A partir de agosto e, principalmente, com a volta do funcionamento durante o jantar, o consumo na mesa voltou a ser significativo. "Agora estamos repondo a carta que deu uma boa enxugada pensando em opções econômicas, cujo preço para o cliente final vai de R$ 70 a R$ 140, e também nas mais bacanas, que saem a partir de R$ 300", conta.
Questão de preço
A pandemia trouxe não só um fornecimento irregular de vinhos como também provocou uma flutuação cambial significativa.

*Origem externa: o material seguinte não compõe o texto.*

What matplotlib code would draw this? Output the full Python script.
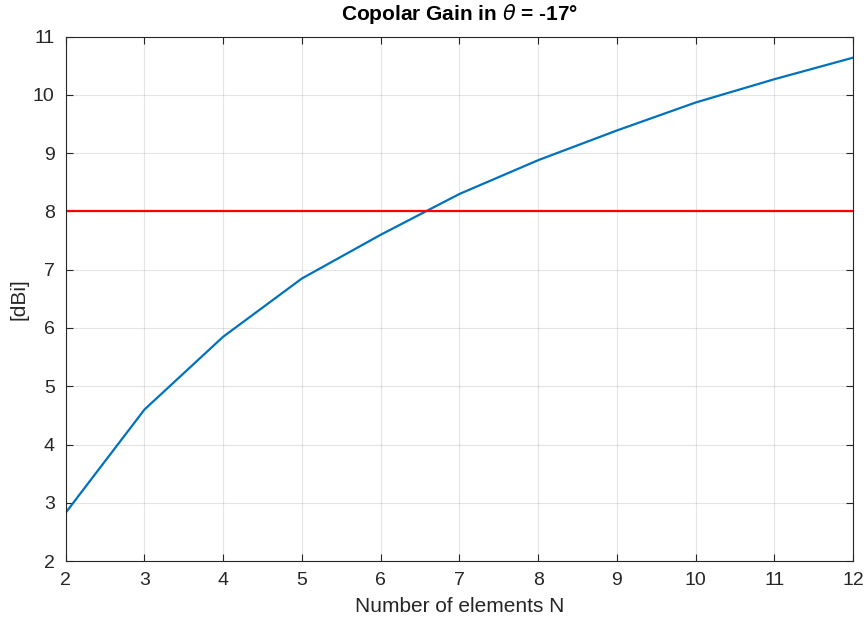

"Câmbio e impostos sempre foram pontos estratégicos a serem avaliados quando falamos de posicionamento de preços. O cenário pouco favorável nesse terreno fez o consumidor buscar vinhos mais simples para o seu dia a dia", esclarece Juliana La Pastina, vice-presidente do Grupo La Pastina.
Neto Carvalhal, diretor da importadora Casa Flora, acredita que, se continuar havendo uma alta cambial, a perspectiva não é positiva no quesito preço: "corremos o risco do vinho ter valores ainda maiores".
O aumento do dólar e do Euro influencia diretamente no quanto pagamos por uma garrafa importada. Funciona assim: por mais que o preço de um vinho na fonte continue o mesmo, ao ser transformado para real, sentimos que ele fica mais caro.
"A reação a isso é o importador ir buscar na origem rótulos alternativos, mais baratos, ou negociar o valor. Isso é comum e acontece em momentos de crise, como em 2014", explica Marcelo Copello.
A grande questão, segundo ele, é que o consumidor dificilmente está disposto a pagar mais pelo produto:
Vinhos de entrada são os mais consumidos. E não acho que isso vá mudar. Mas os importadores e os donos de restaurantes vão ter que rebolar para conseguir uma qualidade semelhante no mesmo valor final".
Outra consequência do aumento de preços por parte dos cliente é o medo de se arrepender investindo mais. "O restaurante acaba preferindo apostar em rótulos mais certeiros e conhecidos do consumidor, que, por sua vez, não quer arriscar e errar", entende Otávio Lilla, da Mistral.